April 19, 2024

European Unemployment Sets Another Record

PARIS — The euro zone jobless rate rose to a record 12.1 percent in March, a sharp reminder that unemployment remains among the region’s biggest problems.

The unemployment rate in the 17-nation currency union ticked up by one-tenth of a percentage point from February, when the previous record was set, Eurostat, the statistical agency of the European Union, reported from Luxembourg. A year earlier, euro zone joblessness stood at 11 percent.

A separate report Tuesday from Eurostat showed inflation dropping sharply in the euro zone, well below the European Central Bank’s target of 2 percent a year. The annualized rate of inflation for consumer prices was just 1.2 percent in April 2013, down from March, when inflation stood at 1.7 percent.

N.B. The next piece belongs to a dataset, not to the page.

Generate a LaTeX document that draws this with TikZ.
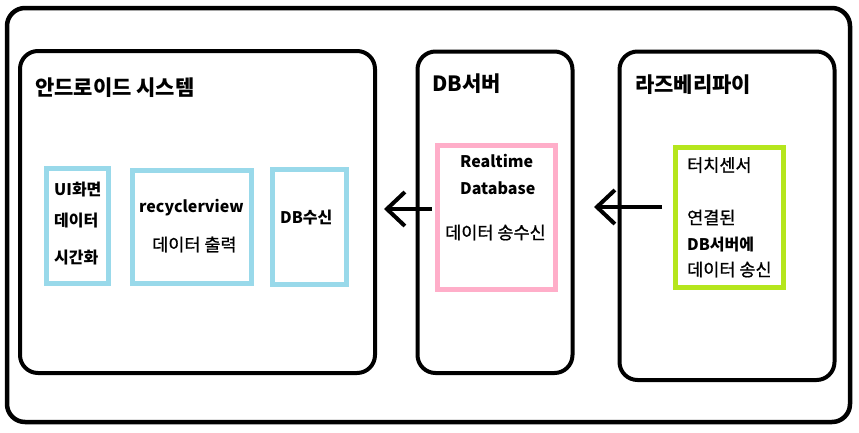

The reports, along with other recent data suggesting that the economy is healing more slowly than many had hoped, could prompt the European Central Bank to take action at its policy meeting on Thursday. The central bank could cut its key interest-rate target, already at a record low of 0.75 percent, by a quarter point, economists say, though the impact of such a move would probably be slight, because banks remain less than eager to lend.

“Stabilizing the peripheral euro zone countries will take at least until the end of 2013,” Ralph Solveen, an economist with Commerzbank in Frankfurt, said. As a result, he said, unemployment would probably keep rising “until next spring.”

For the 27-nation European Union, the March jobless rate was unchanged, at 10.9 percent. Eurostat estimated that 26.5 million men and women were now unemployed in Europe, including 5.7 million young people.

Both the euro zone and European Union jobless figures are the highest Eurostat has reported since it began keeping the data in 1995 in the days before the euro. In comparison, the unemployment rate in the United States was 7.6 percent in March.

Six years after Wall Street’s bad bets on the United States housing market began to sink the global financial system, the European economy remains trapped in torpor with little relief in sight. Governments have tightened the screws on public finances to meet deficit targets, and companies remain extremely reticent about hiring. The euro zone’s gross domestic product is widely expected to decline for a second consecutive year in 2013.

Manufacturers are largely dependent on demand from outside Europe for growth. Carmakers, which employ about two million people in Europe, anticipate sales in the European Union this year to fall back to levels last seen in the early 1990s. In that dismal landscape, PSA Peugeot Citroën, the French automaker that ranks No. 2 in Europe behind Volkswagen, said Monday that its unions had agreed to a plan to close a plant near Paris and to reduce its French work force by more than 11,000.

While a decline in energy prices helped to push the inflation rate lower, Jennifer McKeown, an economist in London with Capital Economics, argued that the jobless problem was probably itself part of the reason for the downward pressure on prices. She said in a note that it would be “a disappointment” if the E.C.B. failed to ease rates and “announce further unconventional policies to boost bank lending.”

Two nations are staggering under depression-level jobless rates: Greece, where the European sovereign debt crisis began, had a rate of 27.2 percent in January, the latest month for which data are available; Spain had unemployment of 26.7 percent in March. Portugal was next at 17.5 percent. Germany, which has the largest economy in the European Union, was at just 5.4 percent, with only Austria, at 4.7 percent, lower. Britain’s rate stood at 7.8 percent, while France’s was at 11 percent.

Mr. Solveen forecasted that the euro zone economy would shrink by 0.2 percent this year, but he pointed to progress in some countries, including Italy and Spain, in addressing problems that he said would eventually help turn things around. Still, Spain’s “catastrophic” unemployment rate is a reminder that its burst housing bubble is still sapping the economy.

“The correction there has to go on,” he said, “because there is still a huge number of unsold homes.”

Mr. Solveen said that Germany had reduced its dependence on its euro zone neighbors, and the key to its economic growth was now tied to the global economy.